I want to find all the connected covering spaces of $\mathbb{R}\mathbb{P}^{15} \vee \mathbb{R}\mathbb{P}^{14}$.
My attempt:
I know that $\pi_1(\mathbb{R}\mathbb{P}^{15} \vee \mathbb{R}\mathbb{P}^{14}) \cong \pi_1(\mathbb{R}\mathbb{P}^{15}) * \pi_1(\mathbb{R}\mathbb{P}^{14}) \cong \mathbb{Z}/2\mathbb{Z} * \mathbb{Z}/2\mathbb{Z}$. I also know that connected covering spaces of $B$ are in one-to-one correspondence with subgroups of $\mathbb{Z}/2\mathbb{Z} * \mathbb{Z}/2\mathbb{Z} = \langle a \rangle * \langle b \rangle$.

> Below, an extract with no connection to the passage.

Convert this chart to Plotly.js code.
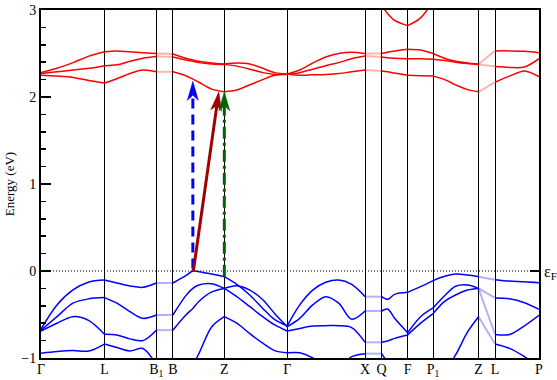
<!DOCTYPE html>
<html><head><meta charset="utf-8">
<script src="https://cdn.plot.ly/plotly-3.0.1.min.js"></script>
<style>html,body{margin:0;padding:0;background:#fff}</style>
</head><body><div id="chart" style="width:557px;height:380px"></div>
<script>
// k-path sample positions (cumulative path length, arbitrary units)
const kPath = [0,16,32,48,63.5,76,89,102,115.5,132,145,152,158,171,183.5,196,209,222,234,246.5,259,272,285,298,311,324.5,341,347,354,367,380,392.5,404,415,427,438,454.5,469,484,498.5];
// high-symmetry points
const kTickPos = [0,63.5,115.5,132,183.5,246.5,324.5,341,367,392.5,438,454.5,498.5];
const kTickLabels = ['Γ','L','B<sub>1</sub>','B','Z','Γ','X','Q','F','P<sub>1</sub>','Z','L','P'];
// path segments drawn faded (discontinuities)
const paleSegments = [2, 6, 10];
const fermiE = 0;

// conduction bands (eV)
const cb1 = [2.25,2.24,2.225,2.19,2.16,2.21,2.27,2.31,2.29,2.29,2.245,2.205,2.17,2.09,2.06,2.08,2.14,2.20,2.25,2.265,2.25,2.255,2.26,2.27,2.29,2.31,2.30,2.29,2.275,2.25,2.245,2.24,2.20,2.14,2.085,2.06,2.17,2.24,2.30,2.235];
const cb2 = [2.27,2.29,2.31,2.33,2.36,2.37,2.41,2.445,2.465,2.46,2.425,2.41,2.395,2.38,2.375,2.355,2.32,2.28,2.26,2.26,2.28,2.32,2.36,2.395,2.44,2.47,2.46,2.45,2.445,2.44,2.44,2.435,2.42,2.40,2.385,2.375,2.35,2.34,2.345,2.44];
const cb3 = [2.28,2.33,2.395,2.47,2.52,2.53,2.52,2.51,2.50,2.495,2.445,2.425,2.41,2.39,2.38,2.39,2.38,2.33,2.28,2.265,2.31,2.39,2.46,2.50,2.515,2.50,2.50,2.515,2.53,2.55,2.54,2.50,2.445,2.41,2.39,2.38,2.53,2.53,2.525,2.51];
const cb4 = [null,null,null,null,null,null,null,null,null,null,null,null,null,null,null,null,null,null,null,null,null,null,null,null,null,null,3.05,2.96,2.88,2.82,2.91,3.1,null,null,null,null,null,null,null,null];
// valence bands (eV)
const vb1 = [-0.667,-0.39,-0.218,-0.126,-0.103,-0.138,-0.172,-0.188,-0.138,-0.138,-0.054,0.0,-0.008,-0.035,-0.065,-0.153,-0.276,-0.43,-0.56,-0.63,-0.39,-0.22,-0.13,-0.103,-0.153,-0.295,-0.295,-0.326,-0.268,-0.245,-0.18,-0.11,-0.06,-0.035,-0.046,-0.065,-0.10,-0.116,-0.123,-0.134];
const vb2 = [-0.68,-0.525,-0.37,-0.32,-0.306,-0.37,-0.467,-0.544,-0.506,-0.506,-0.283,-0.2,-0.16,-0.146,-0.2,-0.17,-0.22,-0.33,-0.49,-0.64,-0.544,-0.39,-0.295,-0.37,-0.555,-0.46,-0.46,-0.437,-0.544,-0.71,-0.525,-0.425,-0.285,-0.175,-0.16,-0.2,-0.31,-0.32,-0.365,-0.44];
const vb3 = [-0.69,-0.60,-0.525,-0.57,-0.728,-0.735,-0.78,-0.80,-0.68,-0.68,-0.506,-0.43,-0.35,-0.24,-0.2,-0.295,-0.41,-0.525,-0.62,-0.69,-0.66,-0.632,-0.628,-0.628,-0.65,-0.82,-0.82,-0.805,-0.774,-0.736,-0.60,-0.49,-0.35,-0.276,-0.218,-0.2,-0.73,-0.73,-0.63,-0.51];
const vb4 = [-0.945,-0.925,-0.915,-0.92,-0.84,-0.88,-0.92,-0.89,-1.08,-1.1,-1.2,-1.08,-0.95,-0.64,-0.525,-0.60,-0.72,-0.83,-0.915,-0.94,-0.94,-1.0,-1.12,-1.12,-0.985,-0.95,-0.95,-1.05,-1.15,-1.2,-1.2,-1.2,-1.15,-0.965,-0.70,-0.525,-0.84,-0.89,-0.985,-1.1];

// transition arrows
const arrowK0 = [152, 152.5, 183.5];
const arrowE0 = [0.03, 0.0, -0.065];
const arrowK1 = [152, 178, 183.5];
const arrowE1 = [2.18, 2.06, 2.06];
const arrowColors = ['#0000ff', '#a00000', '#006400'];
const arrowDash = ['10px,6px', 'solid', '12px,4px,3px,4px'];

const W = 557, H = 380, M = {l:41, r:18, t:10, b:22};
const xRange = [0, 498.5], yRange = [-1, 3];
const sx = (W - M.l - M.r) / (xRange[1] - xRange[0]);
const sy = (H - M.t - M.b) / (yRange[1] - yRange[0]);

const segBounds = kTickPos.map(k => kPath.indexOf(k));
const traces = [];
function addBand(vals, color, paleColor) {
  for (let s = 0; s < segBounds.length - 1; s++) {
    const xs = [], ys = [];
    for (let i = segBounds[s]; i <= segBounds[s+1]; i++) {
      if (vals[i] !== null) { xs.push(kPath[i]); ys.push(vals[i]); }
    }
    if (xs.length < 2) continue;
    const pale = paleSegments.includes(s);
    traces.push({type:'scatter', mode:'lines', x:xs, y:ys, hoverinfo:'skip', showlegend:false,
      line:{color: pale ? paleColor : color, width: pale ? 2 : 1.5, shape: pale ? 'linear' : 'spline', smoothing: 0.9}});
  }
}
[cb1, cb2, cb3, cb4].forEach(b => addBand(b, '#ff0000', 'rgba(255,0,0,0.3)'));
[vb1, vb2, vb3, vb4].forEach(b => addBand(b, '#0000ff', 'rgba(0,0,255,0.3)'));

// arrows: shaft + notched head computed in pixel space
const headL = 19, headW = 5.5, notch = 5;
for (let a = 0; a < arrowK0.length; a++) {
  const dxp = (arrowK1[a] - arrowK0[a]) * sx, dyp = (arrowE1[a] - arrowE0[a]) * sy;
  const len = Math.hypot(dxp, dyp), ux = dxp / len, uy = dyp / len;
  const px = -uy, py = ux;
  const toD = (ox, oy) => [arrowK1[a] + ox / sx, arrowE1[a] + oy / sy];
  const tip = toD(0, 0);
  const left = toD(-headL * ux + headW * px, -headL * uy + headW * py);
  const right = toD(-headL * ux - headW * px, -headL * uy - headW * py);
  const nt = toD(-(headL - notch) * ux, -(headL - notch) * uy);
  traces.push({type:'scatter', mode:'lines', x:[arrowK0[a], nt[0]], y:[arrowE0[a], nt[1]], hoverinfo:'skip', showlegend:false,
    line:{color: arrowColors[a], width: 3, dash: arrowDash[a]}});
  traces.push({type:'scatter', mode:'lines', x:[tip[0], left[0], nt[0], right[0], tip[0]], y:[tip[1], left[1], nt[1], right[1], tip[1]],
    fill:'toself', fillcolor: arrowColors[a], line:{color: arrowColors[a], width: 0.5}, hoverinfo:'skip', showlegend:false});
}
// dummy trace for right axis
traces.push({type:'scatter', mode:'lines', x:[null], y:[null], yaxis:'y2', hoverinfo:'skip', showlegend:false});

const layout = {
  width: W, height: H, margin: {l:M.l, r:M.r, t:M.t, b:M.b, pad:0},
  paper_bgcolor:'#fff', plot_bgcolor:'#fff', showlegend:false,
  font:{family:'"Liberation Serif", "Times New Roman", serif', color:'#000', size:14},
  xaxis:{range:xRange, tickmode:'array', tickvals:kTickPos, ticktext:kTickLabels, ticks:'',
    showgrid:true, gridcolor:'#000', gridwidth:1, showline:true, linecolor:'#000', linewidth:2, mirror:true,
    zeroline:false, tickfont:{size:14}, ticklabelstandoff:-3, fixedrange:true},
  yaxis:{range:yRange, tickmode:'linear', tick0:0, dtick:1, ticks:'inside', ticklen:10, tickwidth:2, tickcolor:'#000',
    minor:{dtick:0.2, ticks:'inside', ticklen:5, tickwidth:1.5, tickcolor:'#000', showgrid:false},
    showline:true, linewidth:2, linecolor:'#000', mirror:true, zeroline:false, showgrid:false,
    tickfont:{size:14}, title:{text:'Energy (eV)', font:{size:13}, standoff:4}, fixedrange:true},
  yaxis2:{range:yRange, overlaying:'y', side:'right', tickmode:'array', tickvals:[fermiE], ticktext:['ε<sub>F</sub>'],
    ticks:'inside', ticklen:9, tickwidth:2, tickcolor:'#000', showline:false, showgrid:false, zeroline:false,
    tickfont:{size:16}, ticklabelstandoff:4, fixedrange:true},
  shapes:[{type:'line', xref:'paper', x0:0, x1:1, yref:'y', y0:fermiE, y1:fermiE,
    line:{color:'#000', width:1, dash:'1px,2px'}, layer:'below'}]
};
Plotly.newPlot('chart', traces, layout, {displayModeBar:false, staticPlot:true});
</script></body></html>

The full group $\mathbb{Z}/2\mathbb{Z} * \mathbb{Z}/2\mathbb{Z}$ corresponds to the trivial cover $p:\mathbb{R}\mathbb{P}^{15} \vee \mathbb{R}\mathbb{P}^{14} \rightarrow \mathbb{R}\mathbb{P}^{15} \vee \mathbb{R}\mathbb{P}^{14}$.
The trivial subgroup $\{ e \}$ corresponds to the universal cover $p:S^{15} \vee S^{14} \rightarrow \mathbb{R}\mathbb{P}^{15} \vee \mathbb{R}\mathbb{P}^{14}$.
The subgroup generated by $a$, $\langle a \rangle \cong \mathbb{Z}_2 * \{ e \}$, corresponds to the cover $p:\mathbb{R}\mathbb{P}^{15}\vee S^{14}\rightarrow \mathbb{R}\mathbb{P}^{15} \vee \mathbb{R}\mathbb{P}^{14}$.
Similarly, the subgroup generated by $b$, $\langle b \rangle \cong \{ e \} * \mathbb{Z}_2$, corresponds to the cover $p:S^{15}\vee \mathbb{R}\mathbb{P}^{14} \rightarrow \mathbb{R}\mathbb{P}^{15} \vee \mathbb{R}\mathbb{P}^{14}$.
I think there are two subgroup of $\mathbb{Z}/2\mathbb{Z} * \mathbb{Z}/2\mathbb{Z}$ that is isomorphic to $\mathbb{Z}$, namely the subgroup generated by $(ab)$ and $(ba)$. However, I am not sure what these two covering spaces would look like.
Am I missing anything else? Thank you in advance.